Process intelligence also helps distinguish between automation opportunities and governance requirements. If a specific approval path shows repeated delays because budget owners are overloaded, the answer may be role redesign or threshold adjustment rather than more automation. If invoice exceptions spike after a supplier onboarding change, the issue may be master data quality rather than workflow logic.
For executive teams, this visibility supports better operating decisions. Finance leaders can prioritize which approval classes should be standardized globally, which should remain locally configurable, and where AI-assisted recommendations are improving throughput versus introducing unnecessary complexity.
Implementation tradeoffs enterprises should address early
There is no universal approval model that fits every enterprise. Highly centralized organizations may prefer a common global workflow template with limited regional variation. Federated enterprises may need a policy framework that standardizes core controls while allowing local routing logic. The right design depends on regulatory exposure, operating model maturity, ERP landscape complexity, and change readiness.
AI introduces additional tradeoffs. Predictive routing and anomaly detection can improve speed and control, but only if training data is reliable and governance is clear. Enterprises should define where AI can recommend, where it can auto-route, and where human approval remains mandatory. This is especially important for segregation of duties, high-value transactions, and regulated financial processes.
- Prioritize approval domains with high volume, high delay, or high control risk such as invoice exceptions, purchase approvals, expense approvals, and capital requests.
- Separate policy standardization from UI standardization; the same control model can support different front-end experiences across business units.

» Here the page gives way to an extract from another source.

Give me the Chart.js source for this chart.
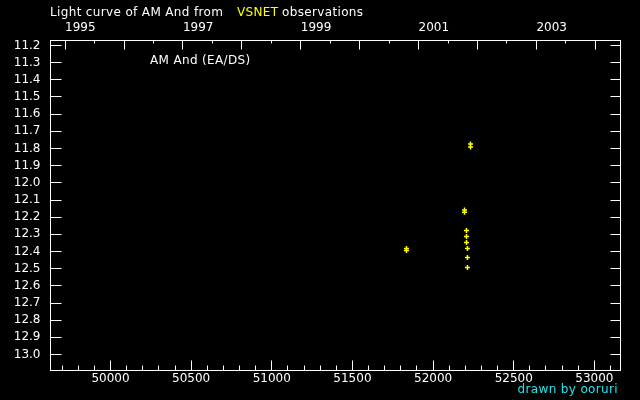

- Establish approval data ownership for hierarchies, cost centers, supplier attributes, and delegation rules before scaling automation.
- Define resilience patterns for integration outages, including queue-based recovery, fallback routing, and manual continuity procedures.
- Measure ROI through reduced cycle time, lower rework, improved compliance evidence, and better working capital outcomes rather than labor savings alone.
Executive recommendations for building a scalable finance automation operating model
Enterprises that succeed with finance AI automation treat approval workflows as connected operational systems, not isolated tasks. They align finance, IT, procurement, internal controls, and enterprise architecture around a common operating model for workflow orchestration, integration standards, and process governance.
For SysGenPro clients, the strategic opportunity is to modernize finance approvals in a way that supports cloud ERP modernization, enterprise interoperability, and operational resilience at the same time. That means designing for scale from the start: reusable APIs, governed middleware services, standardized approval objects, measurable process intelligence, and clear ownership of policy changes.
The strongest programs do not promise frictionless automation everywhere. They deliver something more valuable: consistent approval execution, faster exception resolution, stronger auditability, and a finance workflow architecture that can adapt as the enterprise grows, acquires new entities, or changes ERP platforms. In that sense, finance AI automation is not just a productivity initiative. It is a foundation for connected enterprise operations.